--- Start ---

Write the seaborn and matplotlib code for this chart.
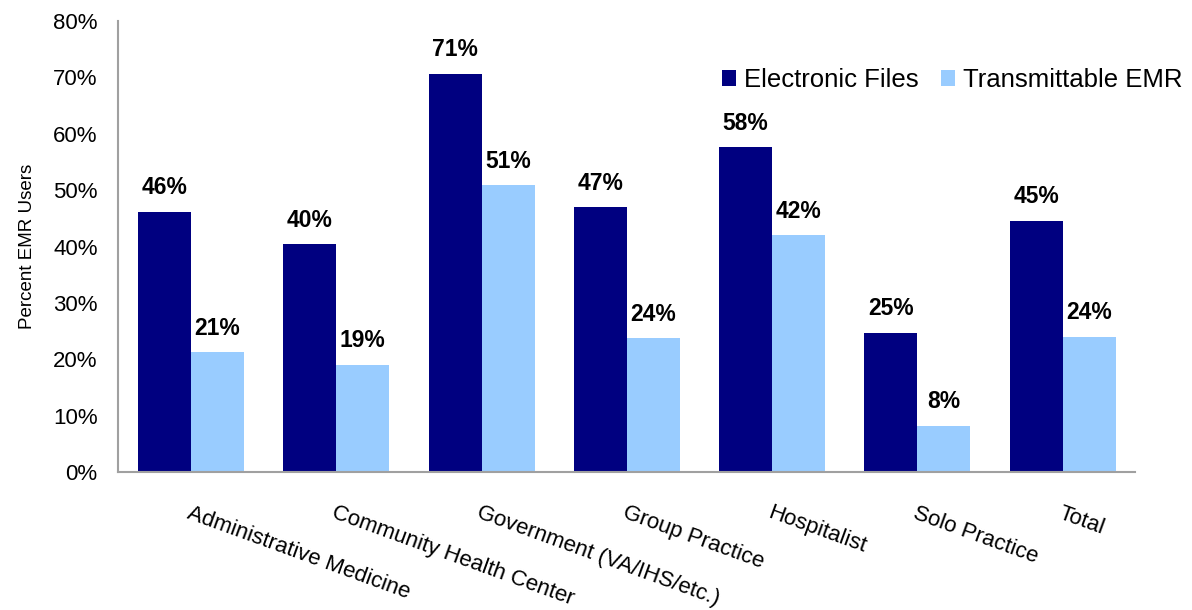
import pandas as pd
import matplotlib
matplotlib.use('Agg')
import matplotlib.pyplot as plt
import seaborn as sns

# 数据
categories = ['Administrative Medicine', 'Community Health Center',
              'Government (VA/IHS/etc.)', 'Group Practice', 'Hospitalist',
              'Solo Practice', 'Total']
electronic_files = [46.2, 40.4, 70.6, 47.0, 57.6, 24.7, 44.6]
transmittable_emr = [21.2, 19.0, 50.9, 23.7, 42.0, 8.2, 24.0]
series_names = ['Electronic Files', 'Transmittable EMR']
y_ticks = [0, 10, 20, 30, 40, 50, 60, 70, 80]

df = pd.DataFrame({
    'cat': categories * 2,
    'series': [series_names[0]] * len(categories) + [series_names[1]] * len(categories),
    'val': electronic_files + transmittable_emr,
})

sns.set_style('white')
plt.rcParams['font.family'] = ['Liberation Sans', 'DejaVu Sans']
plt.rcParams['text.color'] = 'black'
plt.rcParams['xtick.color'] = 'black'
plt.rcParams['ytick.color'] = 'black'
plt.rcParams['axes.labelcolor'] = 'black'

fig = plt.figure(figsize=(11.92, 6.10), dpi=100)
ax = fig.add_axes([0.0993, 0.2262, 0.8531, 0.7394])

sns.barplot(data=df, x='cat', y='val', hue='series', order=categories,
            hue_order=series_names, palette=['#000080', '#99CCFF'],
            width=0.73, saturation=1, errorbar=None, linewidth=0, ax=ax)

# 数据标签
for cont in ax.containers:
    ax.bar_label(cont, fmt='{:.0f}%', padding=9, fontsize=16.5,
                 fontweight='bold', color='black')

ax.set_xlim(-0.5, 6.5)
ax.set_ylim(0, 80)
ax.set_yticks(y_ticks)
ax.set_yticklabels([f'{v}%' for v in y_ticks], fontsize=16)
ax.tick_params(axis='y', length=0, pad=15)
ax.tick_params(axis='x', length=0, pad=22)
ax.set_xticks(range(len(categories)))
ax.set_xticklabels(categories, rotation=-20, ha='left', va='top',
                   rotation_mode='anchor', fontsize=16)
ax.set_xlabel('')
ax.set_ylabel('Percent EMR Users', fontsize=13.5, labelpad=12)

for s in ['top', 'right']:
    ax.spines[s].set_visible(False)
for s in ['left', 'bottom']:
    ax.spines[s].set_color('#a0a0a0')
    ax.spines[s].set_linewidth(1.5)

ax.legend(loc='center right', bbox_to_anchor=(1182 / 1192, 1 - 80 / 610),
          bbox_transform=fig.transFigure, ncol=2, frameon=False, fontsize=18.5,
          handlelength=0.55, handleheight=0.6, handletextpad=0.3,
          columnspacing=0.85, borderaxespad=0, borderpad=0)

fig.savefig('out.png', dpi=100)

--- End ---

REQUIRED TASK:
Omit the pictures, then repeat exactly each line from the beginning of the listing through the line with "ax.spines[s].set_linewidth(1.5)".

SOLUTION TO THIS PROBLEM:
Write the seaborn and matplotlib code for this chart.
import pandas as pd
import matplotlib
matplotlib.use('Agg')
import matplotlib.pyplot as plt
import seaborn as sns

# 数据
categories = ['Administrative Medicine', 'Community Health Center',
              'Government (VA/IHS/etc.)', 'Group Practice', 'Hospitalist',
              'Solo Practice', 'Total']
electronic_files = [46.2, 40.4, 70.6, 47.0, 57.6, 24.7, 44.6]
transmittable_emr = [21.2, 19.0, 50.9, 23.7, 42.0, 8.2, 24.0]
series_names = ['Electronic Files', 'Transmittable EMR']
y_ticks = [0, 10, 20, 30, 40, 50, 60, 70, 80]

df = pd.DataFrame({
    'cat': categories * 2,
    'series': [series_names[0]] * len(categories) + [series_names[1]] * len(categories),
    'val': electronic_files + transmittable_emr,
})

sns.set_style('white')
plt.rcParams['font.family'] = ['Liberation Sans', 'DejaVu Sans']
plt.rcParams['text.color'] = 'black'
plt.rcParams['xtick.color'] = 'black'
plt.rcParams['ytick.color'] = 'black'
plt.rcParams['axes.labelcolor'] = 'black'

fig = plt.figure(figsize=(11.92, 6.10), dpi=100)
ax = fig.add_axes([0.0993, 0.2262, 0.8531, 0.7394])

sns.barplot(data=df, x='cat', y='val', hue='series', order=categories,
            hue_order=series_names, palette=['#000080', '#99CCFF'],
            width=0.73, saturation=1, errorbar=None, linewidth=0, ax=ax)

# 数据标签
for cont in ax.containers:
    ax.bar_label(cont, fmt='{:.0f}%', padding=9, fontsize=16.5,
                 fontweight='bold', color='black')

ax.set_xlim(-0.5, 6.5)
ax.set_ylim(0, 80)
ax.set_yticks(y_ticks)
ax.set_yticklabels([f'{v}%' for v in y_ticks], fontsize=16)
ax.tick_params(axis='y', length=0, pad=15)
ax.tick_params(axis='x', length=0, pad=22)
ax.set_xticks(range(len(categories)))
ax.set_xticklabels(categories, rotation=-20, ha='left', va='top',
                   rotation_mode='anchor', fontsize=16)
ax.set_xlabel('')
ax.set_ylabel('Percent EMR Users', fontsize=13.5, labelpad=12)

for s in ['top', 'right']:
    ax.spines[s].set_visible(False)
for s in ['left', 'bottom']:
    ax.spines[s].set_color('#a0a0a0')
    ax.spines[s].set_linewidth(1.5)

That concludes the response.